◆ What to do: Reproduce all of the data below without alteration; exclude every picture.

═════ Data segment

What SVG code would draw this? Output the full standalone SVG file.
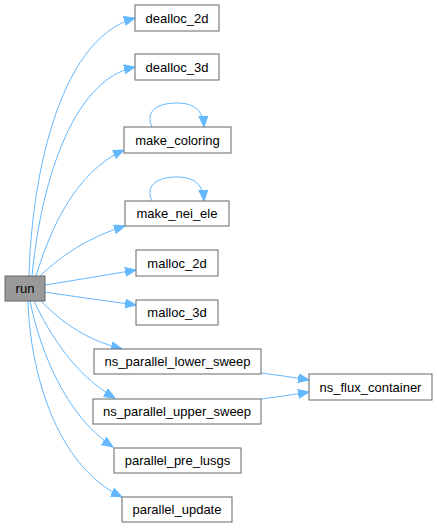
<svg xmlns="http://www.w3.org/2000/svg" width="437" height="528" viewBox="0 0 437 528">
<defs>
<style>
.node rect{fill:#ffffff;stroke:#666666;stroke-width:1}
.node.root rect{fill:#999999}
.node text{font-family:"Liberation Sans",Arial,Helvetica,sans-serif;font-size:13px;fill:#000000;text-anchor:middle}
#edges path{fill:none;stroke:#63b8ff;stroke-width:1}
</style>
<marker id="ah" markerUnits="userSpaceOnUse" markerWidth="12" markerHeight="10" refX="11" refY="4.5" orient="auto">
<path d="M0,0 L11,4.5 L0,9 Z" fill="#63b8ff" stroke="#63b8ff" stroke-width="1"/>
</marker>
</defs>
<rect width="437" height="528" fill="#ffffff"/>
<g id="edges">
<path d="M29,276 C31,190 55,40 135,18" marker-end="url(#ah)"/>
<path d="M32,276 C40,190 70,80 135,67" marker-end="url(#ah)"/>
<path d="M36,276 C50,230 75,172 124,150" marker-end="url(#ah)"/>
<path d="M40,276 C55,262 80,240 125,226" marker-end="url(#ah)"/>
<path d="M45,285 C70,281 100,276 136,270" marker-end="url(#ah)"/>
<path d="M45,292 C70,296 100,300 136,305" marker-end="url(#ah)"/>
<path d="M41,301 C58,318 80,338 122,349" marker-end="url(#ah)"/>
<path d="M34,301 C50,335 75,375 115,398" marker-end="url(#ah)"/>
<path d="M30,301 C40,350 65,415 113,447" marker-end="url(#ah)"/>
<path d="M28,301 C30,370 55,465 122,497" marker-end="url(#ah)"/>
<path d="M261,373 C276,375 292,377 309,380" marker-end="url(#ah)"/>
<path d="M261,399 C276,397 292,395 309,392" marker-end="url(#ah)"/>
<path d="M152,127 C145,112 156,103 177,103 C194,103 203,110 204,127" marker-end="url(#ah)"/>
<path d="M152,201 C145,186 156,177 177,177 C194,177 203,184 204,201" marker-end="url(#ah)"/>
</g>
<g id="run" class="node root"><rect x="5" y="276" width="40" height="25"/><text x="25" y="293">run</text></g>
<g id="dealloc_2d" class="node"><rect x="135" y="5" width="84" height="26"/><text x="177" y="22.5">dealloc_2d</text></g>
<g id="dealloc_3d" class="node"><rect x="135" y="54" width="84" height="26"/><text x="177" y="71.5">dealloc_3d</text></g>
<g id="make_coloring" class="node"><rect x="124" y="127" width="107" height="26"/><text x="177.5" y="144.5">make_coloring</text></g>
<g id="make_nei_ele" class="node"><rect x="125" y="201" width="104" height="25"/><text x="177" y="218">make_nei_ele</text></g>
<g id="malloc_2d" class="node"><rect x="136" y="250" width="82" height="26"/><text x="177" y="267.5">malloc_2d</text></g>
<g id="malloc_3d" class="node"><rect x="136" y="300" width="82" height="25"/><text x="177" y="317">malloc_3d</text></g>
<g id="ns_parallel_lower_sweep" class="node"><rect x="94" y="349" width="167" height="25"/><text x="177.5" y="366">ns_parallel_lower_sweep</text></g>
<g id="ns_parallel_upper_sweep" class="node"><rect x="93" y="399" width="168" height="25"/><text x="177" y="416">ns_parallel_upper_sweep</text></g>
<g id="parallel_pre_lusgs" class="node"><rect x="114" y="448" width="127" height="25"/><text x="177.5" y="465">parallel_pre_lusgs</text></g>
<g id="parallel_update" class="node"><rect x="122" y="497" width="110" height="25"/><text x="177" y="514">parallel_update</text></g>
<g id="ns_flux_container" class="node"><rect x="309" y="374" width="123" height="26"/><text x="370.5" y="391.5">ns_flux_container</text></g>
</svg>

══════════

◆ The answer:
What SVG code would draw this? Output the full standalone SVG file.
<svg xmlns="http://www.w3.org/2000/svg" width="437" height="528" viewBox="0 0 437 528">
<defs>
<style>
.node rect{fill:#ffffff;stroke:#666666;stroke-width:1}
.node.root rect{fill:#999999}
.node text{font-family:"Liberation Sans",Arial,Helvetica,sans-serif;font-size:13px;fill:#000000;text-anchor:middle}
#edges path{fill:none;stroke:#63b8ff;stroke-width:1}
</style>
<marker id="ah" markerUnits="userSpaceOnUse" markerWidth="12" markerHeight="10" refX="11" refY="4.5" orient="auto">
<path d="M0,0 L11,4.5 L0,9 Z" fill="#63b8ff" stroke="#63b8ff" stroke-width="1"/>
</marker>
</defs>
<rect width="437" height="528" fill="#ffffff"/>
<g id="edges">
<path d="M29,276 C31,190 55,40 135,18" marker-end="url(#ah)"/>
<path d="M32,276 C40,190 70,80 135,67" marker-end="url(#ah)"/>
<path d="M36,276 C50,230 75,172 124,150" marker-end="url(#ah)"/>
<path d="M40,276 C55,262 80,240 125,226" marker-end="url(#ah)"/>
<path d="M45,285 C70,281 100,276 136,270" marker-end="url(#ah)"/>
<path d="M45,292 C70,296 100,300 136,305" marker-end="url(#ah)"/>
<path d="M41,301 C58,318 80,338 122,349" marker-end="url(#ah)"/>
<path d="M34,301 C50,335 75,375 115,398" marker-end="url(#ah)"/>
<path d="M30,301 C40,350 65,415 113,447" marker-end="url(#ah)"/>
<path d="M28,301 C30,370 55,465 122,497" marker-end="url(#ah)"/>
<path d="M261,373 C276,375 292,377 309,380" marker-end="url(#ah)"/>
<path d="M261,399 C276,397 292,395 309,392" marker-end="url(#ah)"/>
<path d="M152,127 C145,112 156,103 177,103 C194,103 203,110 204,127" marker-end="url(#ah)"/>
<path d="M152,201 C145,186 156,177 177,177 C194,177 203,184 204,201" marker-end="url(#ah)"/>
</g>
<g id="run" class="node root"><rect x="5" y="276" width="40" height="25"/><text x="25" y="293">run</text></g>
<g id="dealloc_2d" class="node"><rect x="135" y="5" width="84" height="26"/><text x="177" y="22.5">dealloc_2d</text></g>
<g id="dealloc_3d" class="node"><rect x="135" y="54" width="84" height="26"/><text x="177" y="71.5">dealloc_3d</text></g>
<g id="make_coloring" class="node"><rect x="124" y="127" width="107" height="26"/><text x="177.5" y="144.5">make_coloring</text></g>
<g id="make_nei_ele" class="node"><rect x="125" y="201" width="104" height="25"/><text x="177" y="218">make_nei_ele</text></g>
<g id="malloc_2d" class="node"><rect x="136" y="250" width="82" height="26"/><text x="177" y="267.5">malloc_2d</text></g>
<g id="malloc_3d" class="node"><rect x="136" y="300" width="82" height="25"/><text x="177" y="317">malloc_3d</text></g>
<g id="ns_parallel_lower_sweep" class="node"><rect x="94" y="349" width="167" height="25"/><text x="177.5" y="366">ns_parallel_lower_sweep</text></g>
<g id="ns_parallel_upper_sweep" class="node"><rect x="93" y="399" width="168" height="25"/><text x="177" y="416">ns_parallel_upper_sweep</text></g>
<g id="parallel_pre_lusgs" class="node"><rect x="114" y="448" width="127" height="25"/><text x="177.5" y="465">parallel_pre_lusgs</text></g>
<g id="parallel_update" class="node"><rect x="122" y="497" width="110" height="25"/><text x="177" y="514">parallel_update</text></g>
<g id="ns_flux_container" class="node"><rect x="309" y="374" width="123" height="26"/><text x="370.5" y="391.5">ns_flux_container</text></g>
</svg>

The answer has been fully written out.